To make compliance part of the business itself, there was consensus that it cannot be confined to one particular department to ensure obligations have been met.  A culture of good conduct needs to transcend the organisation, spreading in from the top down, the bottom up and sideways in, as everyone talks to their spheres of influence.  Culture, they said, also surpasses regulations, and there should be less of a focus on individual regimes (such as MiFID) and more effort on the underlying concepts built into the regulators’ objectives.

But how do we begin to instil this culture?  While no one department owns conduct, it does need to start somewhere.

Leadership and process

Ideas on who should provide leadership first honed in on senior managers, who have often been the spark that ignites a cultural shift in organisations.  They also make the big decisions, such as bringing in new methods for monitoring, measuring and promoting good conduct throughout the business.  But the key role regulators have to play in ensuring this cultural shift takes place was also emphasised.  The Senior Managers Regime (SMR) was provided as a great example, enforcing responsibility, accountability and clear consequences for misconduct.  It has provided the incentive for senior executives to ensure the processes and people they are in charge of are operating fairly and effectively.

SMR’s introduction of functional maps to clearly outline responsibilities will mark a step change in organisational transparency.  Remember, Bernard Madoff’s cataclysmic NASDAQ fraud scheme was only possible due to him being in charge of a line of responsibilities.  Participants agreed that we now need to see the expansion of SMR across jurisdictions.

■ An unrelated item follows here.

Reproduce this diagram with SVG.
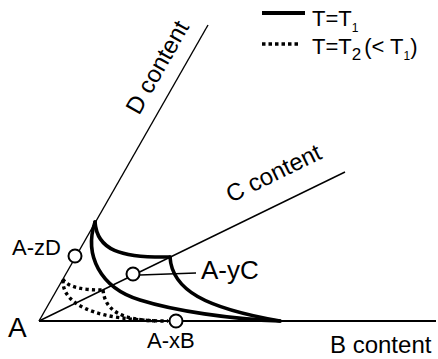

Former acting CEO, Tracey McDermott, has been the focal point of a change of approach within the FCA regarding culture.  One roundtable participant referred to her call for the regulator to stop reaching for the rules and prescriptive controls and to start looking at responsibility and ownership.  This is a clear endorsement for SMR as an approach to regulating conduct.  Given incoming CEO, Andrew Bailey’s, reinforcement of this issue at a recent conference, it is unlikely to drift from the agenda for quite a while.

Participants discussed suggestions for integrating this accountability, including educating people about the rules so they can designate their awareness, and the use of defined metrics so that people understand the cultural direction of travel and are incentivised to contribute.  Compliance teams should be given more power – not cut backs – and whistleblowing should be openly encouraged.  Of course, this all takes time to permeate through the organisation but, without proper processes in place, it will be very difficult to meet conduct objectives.

The role of technology

Just as crime can occur at the top of the organisation, so too can it occur at the bottom.  Today’s digital age offers a whole new challenge for regulating conduct, with the LIBOR scandal being communicated over various social media channels.

Fortunately, our roundtable attendees were full of ideas.  Examples included new surveillance technologies, such as voice-to-text conversion software and smart trackers which trigger alerts over switches in communication channels and offer the chance to pre-empt incidences of bad conduct.  Risk reporting tools now allow the aggregation and disaggregation of risk data from top to bottom, providing factual accountability which can be traced.

While the question of privacy is a very valid one, technology removes the need for the invasion of personal space by integrating transparency and early warning systems into the trading lifecycle itself.  In fact, one participant questioned whether FinTech or RegTech was the petri dish of behavioural change.

So, how do we get the permission from senior managers to spend the money where it needs to be spent?  To channel these resources to their greatest effectiveness, the example of working groups focusing a wide range of experience on a very small task and agreeing on the foundations was seen as a way of concentrating efforts and providing a clear case for investment and change.

But technology should only be seen as an enabler, and not a way of eliminating the need for good conduct.  Participants agreed it will always be human behaviour behind the design of the machine – and so a person will always have to be responsible for their actions.  Agreed controls around new technologies and definitions of the outcomes will be necessary before platforms and frameworks are fully digitised.  And these processes inevitably begin with a culture of good conduct, so integrating new technologies starts with responsibility and leadership.

Summing up

One of the most important lessons learnt recently is that we live in dynamic times.  Yesterday’s compliance processes may not be able to meet today’s objectives and, thus, there is a need to understand what can work in this increasingly digital age.  Participants raised the interesting observation that millennials, as the emerging stewards of the way society is conducted, are much more favourable towards collaborative and open source initiatives when it comes to tackling common issues than their predecessors.

These remarks echo those made by the FCA chairman, John Griffith Jones, in a recent speech to City UK on the future of financial regulation.  He said that, despite the inherent divisiveness on the international scene sparked by the UK’s vote to leave the EU, we are still living in an age of increasing collaboration and convergence – and the regulations that have been derived from this international cooperation have often been the most successful.

The roundtable similarly concluded in a collaborative fashion.  Meeting in this format and being able to share experiences not only enabled the brainstorming that led to these collective conclusions, but also reminded attendees that they were not the only ones out there trying to reinstate a strong culture in the industry and win back the public trust.